Ni intrigue centrale, ni nœud gordien, ni personnages principaux, ni début, ni fin… mais un flux torrentiel d’événements enchevêtrés, de situations humaines complexes, de protagonistes tous comparses de leurs propres existences, avec des passages où la philosophie, la psychologie, le tréfonds caché et inatteignable des uns et des autres devient le sens même de l’écriture romanesque. C’est ce que nous lisons dans une brillante analyse faite par Mounir Serhani, poète, romancier et critique : «Le choix de l’œuvre romanesque de l’écrivain marocain Abdelhak Najib est motivé par une idée simple : c’est un texte qui s’amuse à brouiller les frontières pour en créer une géopoétique vu les éléments flottants qui s’y imposent afin de dépasser les cloisonnements traditionnels installés et établis».
D’un bout à l’autre de ces «territoires», nous sommes face à une écriture au hachoir, avec un jeu des métaphores et des allégories qui arrivent à allier l’inconciliable dans une langue maîtrisée, avec un langage si riche, si profond que nous avons l’impression de lire ici plusieurs registres littéraire allant du poème épique à l’assertion philosophique dans ce qu’elle a de plus rigoureux en passant par la magie du théâtre, l’insaisissable du septième art, avec toutes ces références filmiques dont l’auteur maîtrise et l’histoire et le contenu étant, sans doute, le plus grand critique de cinéma en activité aujourd’hui, avec, sans ambages, cette facilité à restaurer le mythe et l’épopée, à jouer avec l’Histoire et les géographies de l’âme en créant à chaque personnage un territoire physique et mental.
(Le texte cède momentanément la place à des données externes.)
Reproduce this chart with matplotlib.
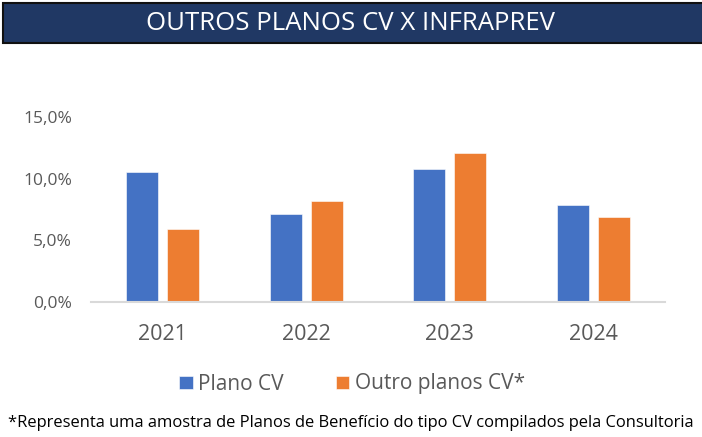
import matplotlib.pyplot as plt
import matplotlib.patches as mpatches
import numpy as np

# data
years = ['2021', '2022', '2023', '2024']
plano_cv = [10.5, 7.15, 10.8, 7.85]
outros_cv = [5.9, 8.2, 12.05, 6.85]
yticks = [0, 5, 10, 15]
ytick_labels = ['0,0%', '5,0%', '10,0%', '15,0%']

blue = '#4472C4'
orange = '#ED7D31'
grey = '#595959'

plt.rcParams['font.family'] = ['Open Sans', 'DejaVu Sans']

fig = plt.figure(figsize=(7.02, 4.37), dpi=100)

# title banner
fig.patches.append(mpatches.Rectangle((3 / 702, 1 - 43 / 437), 700 / 702, 40 / 437,
                                      transform=fig.transFigure, facecolor='#203864',
                                      edgecolor='#111111', linewidth=1.5))
fig.text(0.5, 1 - 23 / 437, 'OUTROS PLANOS CV X INFRAPREV', color='white',
         fontsize=18.5, ha='center', va='center')

ax = fig.add_axes([91 / 702, 1 - 301.7 / 437, 574 / 702, 184.7 / 437])
x = np.arange(len(years))
w = 0.223
off = 0.1415
ax.bar(x - off, plano_cv, w, color=blue, edgecolor='white', linewidth=0.4, label='Plano CV')
ax.bar(x + off, outros_cv, w, color=orange, edgecolor='white', linewidth=0.4, label='Outro planos CV*')

ax.set_xlim(-0.5, 3.5)
ax.set_ylim(0, 15)
ax.set_yticks(yticks)
ax.set_yticklabels(ytick_labels, color=grey, fontsize=12.5)
ax.set_xticks(x)
ax.set_xticklabels(years, color=grey, fontsize=15.5)
ax.tick_params(length=0)
ax.tick_params(axis='y', pad=13.5)
ax.tick_params(axis='x', pad=16)
for s in ['top', 'right', 'left']:
    ax.spines[s].set_visible(False)
ax.spines['bottom'].set_color('#D9D9D9')
ax.spines['bottom'].set_linewidth(1.5)

fig.legend(loc='center', bbox_to_anchor=(352 / 702, 1 - 384 / 437), ncol=2, frameon=False,
           fontsize=15, labelcolor=grey, handlelength=0.65, handleheight=0.6,
           handletextpad=0.25, columnspacing=2.5)

fig.text(0.5, 1 - 423 / 437,
         '*Representa uma amostra de Planos de Benefício do tipo CV compilados pela Consultoria',
         ha='center', va='center', fontsize=11.9, color='black')

fig.savefig('out.png', dpi=100)
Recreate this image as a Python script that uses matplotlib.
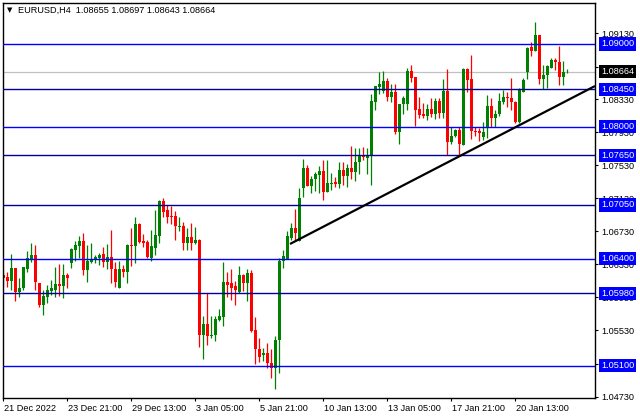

C’est ce que nous lisons dans une excellente lecture faite par la psychiatre renommée Docteur Imane Kendili, quand elle précise que «les romans de Abdelhak Najib ont le souffle des Tropiques de Henry Miller et l’acuité érotique du Quatuor de Lawrence Durrell.
L’auteur de «Les territoires de Dieu» nous donne à lire sa propre théogonie à l’instar de Hésiode, avec ses divinités maudites et déchus, ses héros estropiés par la vie, ses légendes urbaines qui bâtissent en filigrane l’histoire de tout un pays. Le coup de force de l’auteur du «Le labyrinthe de l’archange» (un roman époustouflant à tous les égards), c’est de détricoter la trame narrative avec une subtilité unique tout en tissant une autre toile où les personnages jouent leurs vies pour se dépêtrer de leurs destinées».
De fait, dans ce roman, vendu à plusieurs milliers d’exemplaires en une décennie, traduits en cinq langues aujourd’hui, Abdelhak Najib reste au plus près de ce qui fait son univers romanesque, le même qu’il développe dans l’excellent et très actuel «Le printemps des feuilles qui tombent», «Le labyrinthe de l’archange» avec ces 2400 pages et ses quatre tomes, «La dernière guerre du soldat inconnu», «La mort n’est pas un nouveau soleil», «Le baiser de Judas», «La nuit du solstice», «Le gardien du temps», «l’Espion» ou encore le sublime «Ce que le temps doit à la distance», prévue pour janvier 2026, à savoir aller au fond des abysses de la nature humaines pour en extirper le chiendent, pour faire jaillir un filet de lumière au cœur de nos ténèbres. Avec cette constance dans tous les travaux de Abdelhak Najib : n’y cherchez pas le superflu, le futile, l’anecdotique pour rien encore moins des fins heureuses. Ici, nous sommes face à la vie dans ce qu’elle a de vrai, d’implacable, de terrifiant, de beau, mais aussi de laid et de dangereux.
Ici, il n’y a aucune complaisance ni dans le verbe, ni dans les idées, encore moins dans le traitement et la profondeur requise pour appréhender la condition humaine : «le profil du narrateur-personnage reste polymorphe et subtilement insaisissable. C’est un roman à vocation picaresque, une initiation à l’envers, où le sacré se trouve carrément profané et le grossier côtoie le mystique. C’est, encore plus, une plaidoirie au profit des bannis, des exclus et des parias, érigés toutefois en saints et prophètes dans des territoires où Dieu est un grand nonchalant et absentéiste. Dieu, nous dirait le «je» narrateur et personnage, s’abstient d’intervenir dans la misère quotidienne des petites gens, comme s’il n’était nullement intéressé par ce territoire de no man’s land délaissé et délibérément écrasé par cette transcendance écrasante.
Le néant est en effet cette entité récurrente qui se cache cyniquement derrière un malaise collectif sempiternel», comme le souligne Mounir Serhani dans son essai : «La géopoétique de la frontière dans l’œuvre de Abdelhak Najib». Et c’est là toute la force d’un tel roman comme c’est là toute l’acuité d’un tel romancier qui écrit la vie, ses méandres, ses combats, ses échecs, ses doutes, sa beauté, ses espoirs et ses désespérances, sa gloire et ses illusions, son absurde et sa poésie.